Repeat everything from the first line of the listing below through the line that contains "import numpy as np", exactly. Leave out pictures.

* Begin PROVIDED MATERIAL *

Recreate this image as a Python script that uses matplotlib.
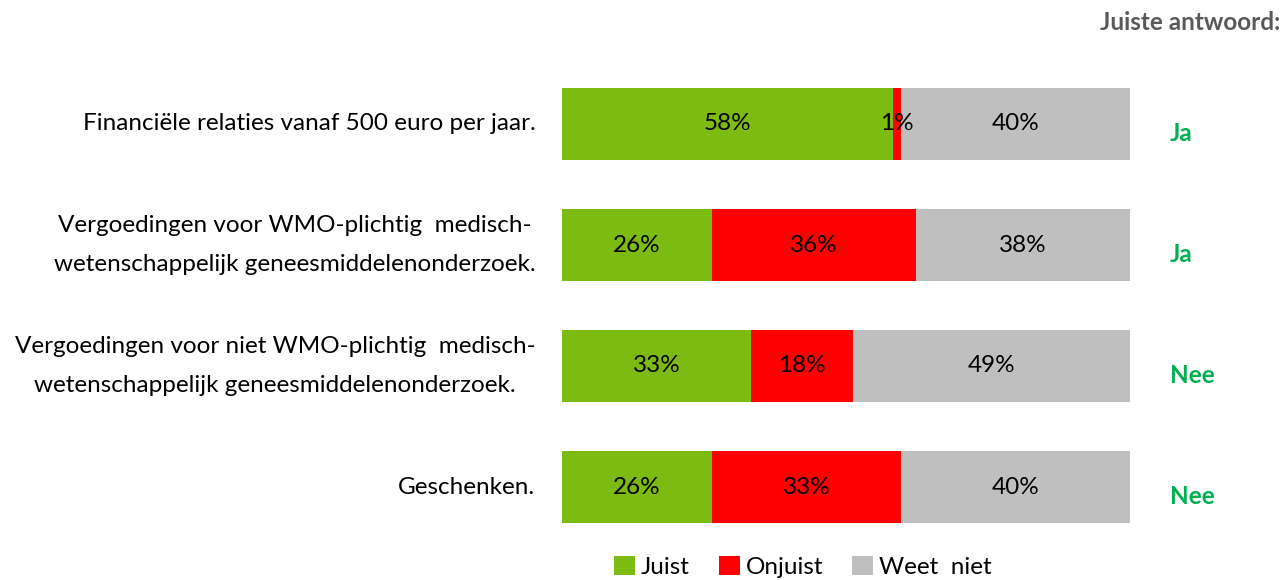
import matplotlib.pyplot as plt
import numpy as np

# data
items = ['Financiële relaties vanaf 500 euro per jaar.',
         'Vergoedingen voor WMO-plichtig  medisch-\nwetenschappelijk geneesmiddelenonderzoek.',
         'Vergoedingen voor niet WMO-plichtig  medisch-\nwetenschappelijk geneesmiddelenonderzoek.',
         'Geschenken.']
juist = [58.3, 26.4, 33.3, 26.4]
onjuist = [1.3, 36.0, 18.0, 33.3]
weet_niet = [40.4, 37.6, 48.7, 40.3]
labels_juist = ['58%', '26%', '33%', '26%']
labels_onjuist = ['1%', '36%', '18%', '33%']
labels_weet = ['40%', '38%', '49%', '40%']
antwoord = ['Ja', 'Ja', 'Nee', 'Nee']

plt.rcParams['font.family'] = ['Lato', 'DejaVu Sans']
fs = 17.5

fig = plt.figure(figsize=(12.83, 5.8), dpi=100)
ax = fig.add_axes([562/1283, 1-547.5/580, 568/1283, 484/580])

green = '#7cbb11'
red = '#ff0000'
grey = '#bfbfbf'
y = np.arange(len(items))
h = 0.603

b1 = ax.barh(y, juist, height=h, color=green, label='Juist')
b2 = ax.barh(y, onjuist, left=juist, height=h, color=red, label='Onjuist')
left3 = np.array(juist) + np.array(onjuist)
b3 = ax.barh(y, weet_niet, left=left3, height=h, color=grey, label='Weet  niet')

for bars, labs in [(b1, labels_juist), (b2, labels_onjuist), (b3, labels_weet)]:
    ax.bar_label(bars, labels=labs, label_type='center', fontsize=fs, color='black')

ax.set_xlim(0, 100)
ax.set_ylim(3.5, -0.5)
ax.axis('off')

for i, t in enumerate(items):
    ax.text(-0.047, i, t, transform=ax.get_yaxis_transform(), ha='right', va='center',
            multialignment='center', fontsize=fs, linespacing=2.1)
    ax.text(1.07, i + 0.075, antwoord[i], transform=ax.get_yaxis_transform(), ha='left',
            va='center', fontsize=fs, fontweight='bold', color='#00b050')

fig.text(1280/1283, 1-22/580, 'Juiste antwoord:', ha='right', va='center', fontsize=fs,
         fontweight='bold', color='#595959')

fig.legend(handles=[b1, b2, b3], loc='center', bbox_to_anchor=(803/1283, 1-567/580), ncol=3,
           frameon=False, fontsize=fs, handlelength=0.85, handleheight=0.85,
           handletextpad=0.25, columnspacing=1.2, borderpad=0)

fig.savefig('out.png', dpi=100)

* End PROVIDED MATERIAL *

■ WRITTEN RESPONSE
Recreate this image as a Python script that uses matplotlib.
import matplotlib.pyplot as plt
import numpy as np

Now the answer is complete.